Now, when we discuss compromises and they’re a bit difficult, we can talk about how we’ve worked things out in the past and it goes a long way toward making compromise seem like a great solution. We’re both willing to work a little harder for a compromise because we can see how it’s worked in the past.
Step Four: Revisit, Remix, Remake
Sometimes, a compromise just won’t work. Sarah and I have tried some “division of household labor” compromises that just flat-out failed. It happens. It’s okay.
If you find that a compromise just isn’t clicking, don’t be afraid to look for ways to rework it. For example, perhaps Jeff really feels that the best car solution is to drive that car until it doesn’t run any more but is more willing to eat out on occasion instead. Jeff and Mary might find that it’s a better compromise for them than buying a new car and continuing to eat at home for every meal.

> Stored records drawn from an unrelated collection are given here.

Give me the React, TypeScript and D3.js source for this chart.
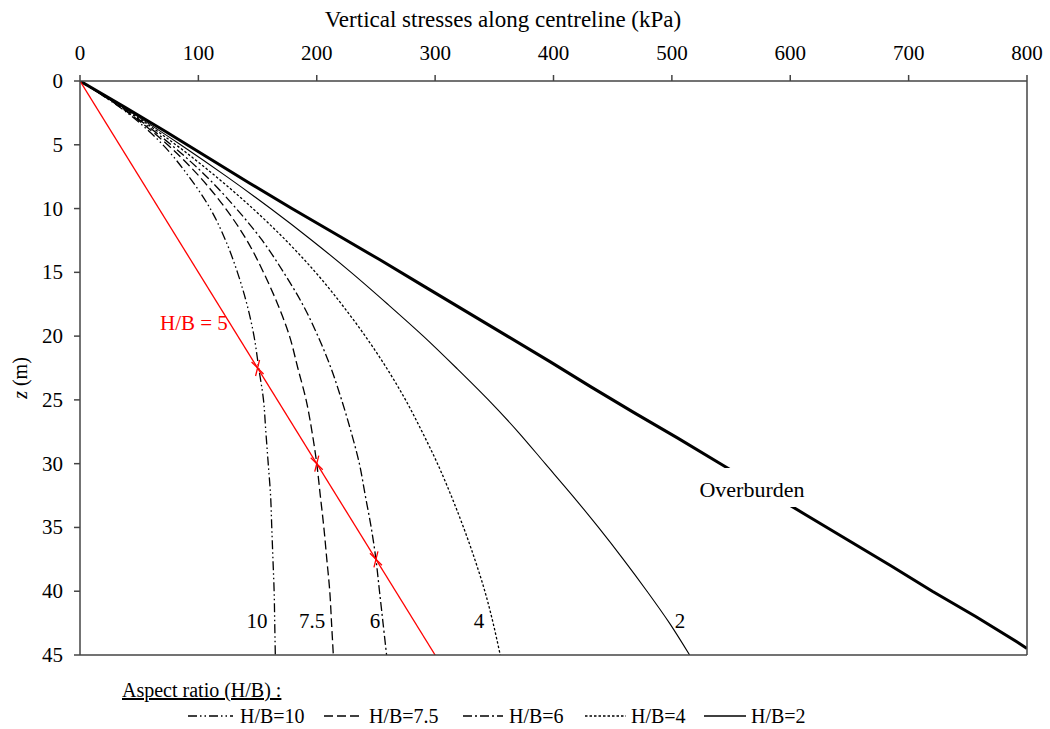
import React from "react";
import * as d3 from "d3";

const depths = [0, 2.5, 5, 7.5, 10, 12.5, 15, 17.5, 20, 22.5, 25, 27.5, 30, 32.5, 35, 37.5, 40, 42.5, 45];
const hb10 = [0, 40, 70, 92, 110, 123, 133, 141, 147, 151, 155, 157, 159, 161, 162, 163, 164, 164.5, 165];
const hb75 = [0, 41, 74, 101, 123, 141, 155, 167, 177, 184, 191, 196, 200, 203, 206, 208.5, 211, 212.5, 214];
const hb6 = [0, 42, 77, 107, 132, 154, 172, 188, 201, 212, 221, 229, 236, 241, 246, 250, 253, 256, 259];
const hb4 = [0, 43, 81, 115, 146, 174, 199, 221, 241, 259, 275, 289, 302, 313.5, 324, 333.5, 342, 349, 355];
const hb2 = [0, 44, 85, 124, 161, 196, 229, 260, 290, 318, 345, 370, 393, 416, 438, 459, 479, 498, 515];

const overDepths = [0, 2, 4, 6, 8, 10, 12, 14, 16, 18, 20, 22, 24, 26, 28, 30, 32, 34, 36, 38, 40, 42, 44, 44.5];
const overburden = [0, 37, 73, 108, 143, 179, 216, 253, 289, 325, 361, 397, 432, 468, 505, 541, 577, 613, 649, 685, 720, 757, 792, 800];

const redDepths = [0, 45];
const redStress = [0, 300];
const markerStress = [150, 200, 250];
const markerDepths = [22.5, 30, 37.5];

const xTicks = [0, 100, 200, 300, 400, 500, 600, 700, 800];
const yTicks = [0, 5, 10, 15, 20, 25, 30, 35, 40, 45];

const curveLabels = ["10", "7.5", "6", "4", "2"];
const legendLabels = ["H/B=10", "H/B=7.5", "H/B=6", "H/B=4", "H/B=2"];

const series = [
  { vals: hb10, dash: "9 3 1.5 3 1.5 3", w: 1.3 },
  { vals: hb75, dash: "9 4", w: 1.3 },
  { vals: hb6, dash: "9 3 2 3", w: 1.3 },
  { vals: hb4, dash: "2.5 2", w: 1.3 },
  { vals: hb2, dash: null, w: 1.1 },
];

const FONT = "'Liberation Serif', 'Times New Roman', serif";

export default function App() {
  const left = 80, right = 1027, top = 81, bottom = 655;
  const x = d3.scaleLinear().domain([0, 800]).range([left, right]);
  const y = d3.scaleLinear().domain([0, 45]).range([top, bottom]);

  const line = d3
    .line<[number, number]>()
    .x((d) => x(d[0]))
    .y((d) => y(d[1]))
    .curve(d3.curveCatmullRom.alpha(0.5));
  const straight = d3
    .line<[number, number]>()
    .x((d) => x(d[0]))
    .y((d) => y(d[1]));

  const pts = (vals: number[], zs: number[]) => vals.map((v, i) => [v, zs[i]] as [number, number]);

  const labelPos = [257, 312, 375, 479, 680];
  const legendLines = [
    [188, 233],
    [324, 362],
    [463, 503],
    [585, 626],
    [704, 746],
  ];
  const legendText = [240, 369, 509, 631, 751];

  return (
    <svg
      width={1050}
      height={729}
      style={{ position: "absolute", left: 0, top: 0, background: "#fff" }}
      fontFamily={FONT}
    >
      <defs>
        <clipPath id="plotclip">
          <rect x={left} y={top} width={right - left} height={bottom - top} />
        </clipPath>
      </defs>
      <rect x={0} y={0} width={1050} height={729} fill="#fff" />

      <g clipPath="url(#plotclip)">
        {series.map((s, i) => (
          <path
            key={i}
            d={line(pts(s.vals, depths)) || ""}
            fill="none"
            stroke="#000"
            strokeWidth={s.w}
            strokeDasharray={s.dash || undefined}
          />
        ))}
        <path
          d={straight(pts(overburden, overDepths)) || ""}
          fill="none"
          stroke="#000"
          strokeWidth={3}
        />
        <path
          d={straight(pts(redStress, redDepths)) || ""}
          fill="none"
          stroke="#ff0000"
          strokeWidth={1.3}
        />
        {markerStress.map((v, i) => {
          const cx = x(v), cy = y(markerDepths[i]);
          return (
            <g key={i} stroke="#ff0000" strokeWidth={1.3}>
              <line x1={cx - 6} y1={cy - 6} x2={cx + 6} y2={cy + 6} />
              <line x1={cx + 2} y1={cy - 8} x2={cx - 2} y2={cy + 8} />
            </g>
          );
        })}
      </g>

      {/* Overburden label with gap */}
      <rect x={700} y={468} width={106} height={39} fill="#fff" />
      <text x={752} y={497} fontSize={22} textAnchor="middle" fill="#000">
        Overburden
      </text>

      <text x={160} y={330} fontSize={21} fill="#ff0000">
        H/B = 5
      </text>

      {curveLabels.map((t, i) => (
        <text key={t} x={labelPos[i]} y={628} fontSize={21} textAnchor="middle" fill="#000">
          {t}
        </text>
      ))}

      {/* frame */}
      <g stroke="#444" strokeWidth={1.5} fill="none">
        <line x1={left} y1={top} x2={right} y2={top} />
        <line x1={left} y1={top} x2={left} y2={bottom} />
        <line x1={right} y1={top} x2={right} y2={bottom} />
        <line x1={left} y1={bottom} x2={right} y2={bottom} />
      </g>

      {/* top axis */}
      {xTicks.map((t) => (
        <g key={t}>
          <line x1={x(t)} y1={top} x2={x(t)} y2={top - 6} stroke="#444" strokeWidth={1.5} />
          <text x={x(t)} y={60} fontSize={21} textAnchor="middle" fill="#000">
            {t}
          </text>
        </g>
      ))}
      <text x={503} y={27} fontSize={23} textAnchor="middle" fill="#000">
        Vertical stresses along centreline (kPa)
      </text>

      {/* left axis */}
      {yTicks.map((t) => (
        <g key={t}>
          <line x1={left} y1={y(t)} x2={left - 6} y2={y(t)} stroke="#444" strokeWidth={1.5} />
          <text x={63} y={y(t) + 7} fontSize={21} textAnchor="end" fill="#000">
            {t}
          </text>
        </g>
      ))}
      <text
        transform={`translate(27, 378) rotate(-90)`}
        fontSize={20}
        textAnchor="middle"
        fill="#000"
      >
        <tspan fontStyle="italic">z</tspan> (m)
      </text>

      {/* legend */}
      <text x={122} y={697} fontSize={20} fill="#000" textDecoration="underline">
        Aspect ratio (H/B) :
      </text>
      {series.map((s, i) => (
        <g key={i}>
          <line
            x1={legendLines[i][0]}
            x2={legendLines[i][1]}
            y1={716}
            y2={716}
            stroke="#000"
            strokeWidth={1.3}
            strokeDasharray={s.dash || undefined}
          />
          <text x={legendText[i]} y={723} fontSize={20} fill="#000">
            {legendLabels[i]}
          </text>
        </g>
      ))}
    </svg>
  );
}
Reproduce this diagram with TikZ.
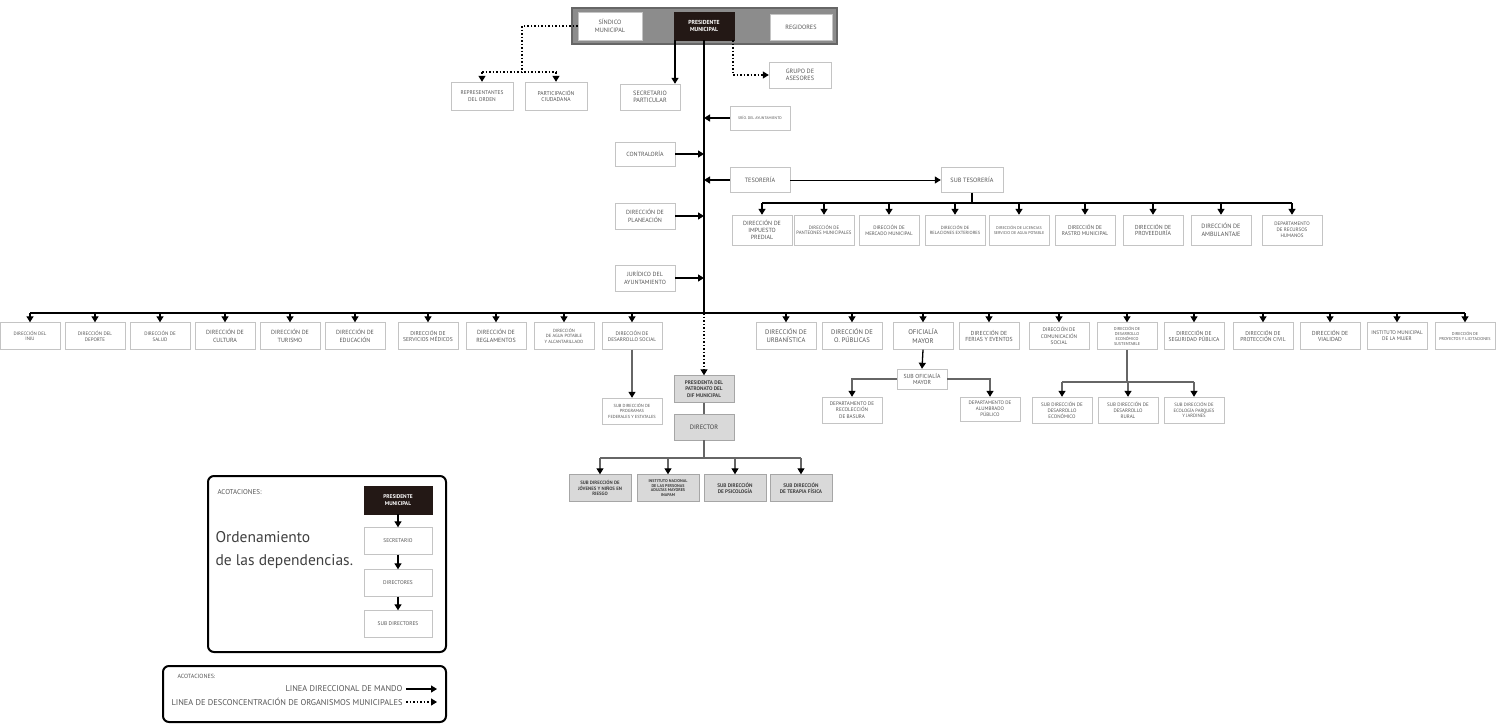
\documentclass[tikz,border=0pt]{standalone}
\usepackage{fontspec}
\setmainfont{PT Sans}
\usetikzlibrary{arrows.meta}

\definecolor{presbrown}{HTML}{231815}
\definecolor{boxline}{HTML}{C4C4C4}
\definecolor{boxtext}{HTML}{555555}
\definecolor{difgray}{HTML}{D9D9D9}
\definecolor{bannergray}{HTML}{8C8C8C}

\begin{document}
\begin{tikzpicture}[x=1pt,y=-1pt,
	box/.style={draw=boxline, fill=white, align=center, minimum width=60, minimum height=26, inner sep=1pt, text=boxtext, font=\fontsize{6}{7.2}\selectfont},
	fsz/.style={font=\fontsize{#1}{\fpeval{1.2*#1}}\selectfont},
	presbox/.style={box, draw=presbrown, fill=presbrown, text=white, font=\fontsize{5.8}{7}\selectfont\bfseries},
	difbox/.style={box, draw=black!35, fill=difgray, text=black!75, font=\fontsize{5.2}{6.2}\selectfont\bfseries},
	mando/.style={line width=1.3pt, -{Triangle[width=7pt,length=6pt]}},
	desc/.style={line width=1.2pt, dash pattern=on 1.5pt off 2pt},
	descarrow/.style={desc, -{Triangle[width=7pt,length=6pt]}},
	sub/.style={line width=1.2pt, draw=black!60},
	subarrow/.style={sub, -{Triangle[width=7pt,length=6pt,color=black]}},
	legframe/.style={line width=2pt, rounded corners=6pt},
]

% parameters %{{{2

	\def\busy{313}
	\def\rowy{336}
	\def\tesy{203}
	\def\tesrowy{230}
	\def\difbusy{458}
	\def\subbusy{382}

	\fill[white] (0,0) rectangle (1508,726);
	\useasboundingbox (0,0) rectangle (1508,726);

% banner %{{{2

	\filldraw[fill=bannergray, draw=black!60, line width=1.5pt] (572,8) rectangle (837,44);

	\node[box, minimum width=64, minimum height=28, fsz=6.2] (sind) at (610,26) {SÍNDICO\\MUNICIPAL};
	\node[presbox, minimum height=28] (pres) at (704,26) {PRESIDENTE\\MUNICIPAL};
	\node[box, minimum width=62, fsz=6.2] (regid) at (801,27) {REGIDORES};

% upper nodes %{{{2

	\node[box, minimum width=62, minimum height=28, fsz=5.4] (repr) at (482,96) {REPRESENTANTES\\DEL ORDEN};
	\node[box, minimum width=62, minimum height=28, fsz=5.6] (part) at (556,96) {PARTICIPACIÓN\\CIUDADANA};
	\node[box, fsz=6.2] (secp) at (650,97) {SECRETARIO\\PARTICULAR};
	\node[box, minimum width=62, fsz=6.2] (grupo) at (800,75) {GRUPO DE\\ASESORES};
	\node[box, minimum height=24, fsz=3.8] (srio) at (760,118) {SRÍO. DEL AYUNTAMIENTO};
	\node[box, minimum height=24] (contr) at (645,154) {CONTRALORÍA};
	\node[box, minimum height=25, fsz=6.2] (tesor) at (760,180) {TESORERÍA};
	\node[box, minimum width=62, minimum height=25, fsz=6.2] (subt) at (972,180) {SUB TESORERÍA};
	\node[box] (plan) at (645,216) {DIRECCIÓN DE\\PLANEACIÓN};
	\node[box] (jur) at (645,278) {JURÍDICO DEL\\AYUNTAMIENTO};

% upper connectors %{{{2

	\coordinate (sv) at (522,72);
	\coordinate (bus) at (0,\busy);

	\draw[desc] (sind.west) -| (sv);
	\draw[desc] (sv -| repr.north) -- (sv -| part.north);
	\draw[descarrow] (sv -| repr.north) -- (repr.north);
	\draw[descarrow] (sv -| part.north) -- (part.north);

	\draw[descarrow] ([xshift=29]pres.south) |- (grupo.west);
	\draw[mando] ([xshift=-29]pres.south) -- ([xshift=-29]pres.south |- secp.north);

	\draw[line width=2pt] (pres.south) -- (pres.south |- bus);

	\draw[mando] (srio.west) -- (srio.west -| pres.south);
	\draw[mando] (contr.east) -- (contr.east -| pres.south);
	\draw[mando] (tesor.west) -- (tesor.west -| pres.south);
	\draw[mando] (plan.east) -- (plan.east -| pres.south);
	\draw[mando] (jur.east) -- (jur.east -| pres.south);
	\draw[line width=1pt, -{Triangle[width=7pt,length=6pt]}] (tesor.east) -- (subt.west);

% sub tesoreria row %{{{2

	\coordinate (tbus) at (0,\tesy);

	\begin{scope}[every node/.append style={box, minimum height=30}]
		\node[fsz=6] (imp) at (762,\tesrowy) {DIRECCIÓN DE\\IMPUESTO\\PREDIAL};
		\node[fsz=4.8] (pant) at (824,\tesrowy) {DIRECCIÓN DE\\PANTEONES MUNICIPALES};
		\node[fsz=5] (merc) at (889,\tesrowy) {DIRECCIÓN DE\\MERCADO MUNICIPAL};
		\node[fsz=4.5] (rext) at (955,\tesrowy) {DIRECCIÓN DE\\RELACIONES EXTERIORES};
		\node[fsz=4.1] (lic) at (1019,\tesrowy) {DIRECCIÓN DE LICENCIAS\\SERVICIO DE AGUA POTABLE};
		\node[fsz=5.4] (rast) at (1085,\tesrowy) {DIRECCIÓN DE\\RASTRO MUNICIPAL};
		\node[fsz=5.8] (prov) at (1153,\tesrowy) {DIRECCIÓN DE\\PROVEEDURÍA};
		\node[fsz=6.2] (amb) at (1221,\tesrowy) {DIRECCIÓN DE\\AMBULANTAJE};
		\node[fsz=5] (rhum) at (1292,\tesrowy) {DEPARTAMENTO\\DE RECURSOS\\HUMANOS};
	\end{scope}

	\draw[line width=1.3pt] (subt.south) -- (subt.south |- tbus);
	\draw[line width=1.5pt] (imp.north |- tbus) -- (rhum.north |- tbus);
	\foreach \nm in {imp,pant,merc,rext,lic,rast,prov,amb,rhum} {
		\draw[mando] (\nm.north |- tbus) -- (\nm.north);
	}

% main row %{{{2

	\begin{scope}[every node/.append style={box, minimum height=27}]
		\node[fsz=4.8] (dinju) at (30,\rowy) {DIRECCIÓN DEL\\INJU};
		\node[fsz=5] (ddep) at (95,\rowy) {DIRECCIÓN DEL\\DEPORTE};
		\node[fsz=5] (dsal) at (160,\rowy) {DIRECCIÓN DE\\SALUD};
		\node[fsz=6] (dcul) at (225,\rowy) {DIRECCIÓN DE\\CULTURA};
		\node[fsz=6] (dtur) at (290,\rowy) {DIRECCIÓN DE\\TURISMO};
		\node[fsz=6] (dedu) at (355,\rowy) {DIRECCIÓN DE\\EDUCACIÓN};
		\node[fsz=5.6] (dmed) at (428,\rowy) {DIRECCIÓN DE\\SERVICIOS MÉDICOS};
		\node[fsz=6] (dreg) at (496,\rowy) {DIRECCIÓN DE\\REGLAMENTOS};
		\node[fsz=4.5] (dagua) at (564,\rowy) {DIRECCIÓN\\DE AGUA POTABLE\\Y ALCANTARILLADO};
		\node[fsz=5.2] (dsoc) at (632,\rowy) {DIRECCIÓN DE\\DESARROLLO SOCIAL};
		\node[fsz=6.6] (durb) at (786,\rowy) {DIRECCIÓN DE\\URBANÍSTICA};
		\node[fsz=6.6] (dobp) at (852,\rowy) {DIRECCIÓN DE\\O. PÚBLICAS};
		\node[fsz=6.8] (ofic) at (923,\rowy) {OFICIALÍA\\MAYOR};
		\node[fsz=5.8] (dfer) at (989,\rowy) {DIRECCIÓN DE\\FERIAS Y EVENTOS};
		\node[fsz=5.2] (dcom) at (1059,\rowy) {DIRECCIÓN DE\\COMUNICACIÓN\\SOCIAL};
		\node[fsz=4.2] (decon) at (1127,\rowy) {DIRECCIÓN DE\\DESARROLLO\\ECONÓMICO\\SUSTENTABLE};
		\node[fsz=5.6] (dseg) at (1194,\rowy) {DIRECCIÓN DE\\SEGURIDAD PÚBLICA};
		\node[fsz=5.6] (dciv) at (1263,\rowy) {DIRECCIÓN DE\\PROTECCIÓN CIVIL};
		\node[fsz=5.8] (dvia) at (1330,\rowy) {DIRECCIÓN DE\\VIALIDAD};
		\node[fsz=5.2] (dmuj) at (1397,\rowy) {INSTITUTO MUNICIPAL\\DE LA MUJER};
		\node[fsz=4.2] (dproy) at (1465,\rowy) {DIRECCIÓN DE\\PROYECTOS Y LICITACIONES};
	\end{scope}

	\draw[line width=2pt] (bus -| dinju.north) -- (bus -| dproy.north);
	\foreach \nm in {dinju,ddep,dsal,dcul,dtur,dedu,dmed,dreg,dagua,dsoc,durb,dobp,ofic,dfer,dcom,decon,dseg,dciv,dvia,dmuj,dproy} {
		\draw[mando] (\nm.north |- bus) -- (\nm.north);
	}

% lower nodes %{{{2

	\node[box, fsz=4.4] (subprog) at (632,411) {SUB DIRECCIÓN DE\\PROGRAMAS\\FEDERALES Y ESTATALES};

	\node[difbox, minimum height=27] (patr) at (704,389) {PRESIDENTA DEL\\PATRONATO DEL\\DIF MUNICIPAL};
	\node[difbox, font=\fontsize{6.4}{7.6}\selectfont] (dirdif) at (704,427) {DIRECTOR};

	\node[box, minimum width=50, minimum height=20, fsz=5.8] (subof) at (922,379) {SUB OFICIALÍA\\MAYOR};
	\node[box, fsz=5.2] (recol) at (852,410) {DEPARTAMENTO DE\\RECOLECCIÓN\\DE BASURA};
	\node[box, minimum height=24, fsz=5] (alum) at (990,409) {DEPARTAMENTO DE\\ALUMBRADO\\PÚBLICO};

	\node[box, fsz=5] (sdeco) at (1062,410) {SUB DIRECCIÓN DE\\DESARROLLO\\ECONÓMICO};
	\node[box, fsz=5] (sdrur) at (1128,410) {SUB DIRECCIÓN DE\\DESARROLLO\\RURAL};
	\node[box, fsz=4.7] (seco) at (1194,410) {SUB DIRECCIÓN DE\\ECOLOGÍA PARQUES\\Y JARDINES};

	\begin{scope}[every node/.append style={difbox, minimum width=62, minimum height=27}]
		\node[font=\fontsize{4.8}{5.8}\selectfont\bfseries] (sjov) at (600,488) {SUB DIRECCIÓN DE\\JÓVENES Y NIÑOS EN\\RIESGO};
		\node[font=\fontsize{4.1}{4.9}\selectfont\bfseries] (inap) at (668,488) {INSTITUTO NACIONAL\\DE LAS PERSONAS\\ADULTAS MAYORES\\INAPAM};
		\node[font=\fontsize{5.2}{6.2}\selectfont\bfseries] (spsi) at (735,488) {SUB DIRECCIÓN\\DE PSICOLOGÍA};
		\node[font=\fontsize{5.2}{6.2}\selectfont\bfseries] (sfis) at (801,488) {SUB DIRECCIÓN\\DE TERAPIA FÍSICA};
	\end{scope}

% lower connectors %{{{2

	\coordinate (dbus) at (0,\difbusy);
	\coordinate (ebus) at (0,\subbusy);

	\draw[subarrow] (dsoc.south) -- (subprog.north);
	\draw[descarrow] (pres.south |- bus) -- (patr.north);
	\draw[sub] (patr.south) -- (dirdif.north);
	\draw[sub] (dirdif.south) -- (dirdif.south |- dbus);
	\draw[sub] (dbus -| sjov.north) -- (dbus -| sfis.north);
	\foreach \nm in {sjov,inap,spsi,sfis} { \draw[subarrow] (dbus -| \nm.north) -- (\nm.north); }

	\draw[mando] (ofic.south) -- (subof.north);
	\draw[subarrow] (subof.west) -| (recol.north);
	\draw[subarrow] (subof.east) -| (alum.north);

	\draw[sub] (decon.south) -- (decon.south |- ebus);
	\draw[sub] (ebus -| sdeco.north) -- (ebus -| seco.north);
	\foreach \nm in {sdeco,sdrur,seco} { \draw[subarrow] (ebus -| \nm.north) -- (\nm.north); }

% legend: ordenamiento %{{{2

	\draw[legframe] (208,476) rectangle (446,652);

	\node[anchor=west, text=boxtext, fsz=7] (acotuno) at (214,492) {ACOTACIONES:};
	\node[anchor=north west, align=left, text=black!75, font=\fontsize{15.5}{23}\selectfont] (orden) at (212,528) {Ordenamiento\\de las dependencias.};

	\node[presbox, minimum width=68, minimum height=28, font=\fontsize{5.4}{6.5}\selectfont\bfseries] (lpres) at (398,500) {PRESIDENTE\\MUNICIPAL};
	\node[box, minimum width=68, minimum height=27, fsz=5.4] (lsec) at (398,541) {SECRETARIO};
	\node[box, minimum width=68, minimum height=27, fsz=5.4] (ldir) at (398,583) {DIRECTORES};
	\node[box, minimum width=68, minimum height=27, fsz=5.4] (lsub) at (398,624) {SUB DIRECTORES};

	\draw[mando] (lpres.south) -- (lsec.north);
	\draw[mando] (lsec.south) -- (ldir.north);
	\draw[mando] (ldir.south) -- (lsub.north);

% legend: lineas %{{{2

	\draw[legframe] (163,666) rectangle (446,722);

	\node[anchor=west, text=boxtext, fsz=6] (acotdos) at (174,676) {ACOTACIONES:};
	\node[anchor=east, text=boxtext, fsz=8.4] (lmando) at (406,689) {LINEA DIRECCIONAL DE MANDO};
	\node[anchor=east, text=boxtext, fsz=8.4] (ldesc) at (406,702) {LINEA DE DESCONCENTRACIÓN DE ORGANISMOS MUNICIPALES};

	\coordinate (lend) at (437,689);
	\draw[mando] (lmando.east) -- (lend);
	\draw[descarrow] (ldesc.east) -- (ldesc.east -| lend);

% closing %{{{2

\end{tikzpicture}
\end{document}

For Sarah and myself, we just kept trying different approaches to make it work until we’ve found some balances that really work well. For us, it works well to do things in “phases,” where when one of us is really busy with work, the other one steps up for a while, and then when things return to normal, the other person takes a larger load of household chores. Rather than formalizing things, we’ve just found that this works well as a natural compromise and it only comes up for discussion if one of us feels like it’s currently a bit out of whack.
Don’t be afraid to abandon compromises and go back to the drawing board if it’s not working. Try adjusting the compromise a bit, or try something completely new. Again, this should not be a source for anger. If you’re angry, wait until your anger is out of the way before discussing things.
The key to any value disagreement in a marriage is communication and compromise. It’s pretty hard to turn away from your spouse if they’re telling you sincerely how much they value certain things and that they’re willing to compromise on other things to make it work. If you put your best foot forward, your spouse likely will, too… and if he or she will not, then there are bigger issues at work than frugality and cheapness.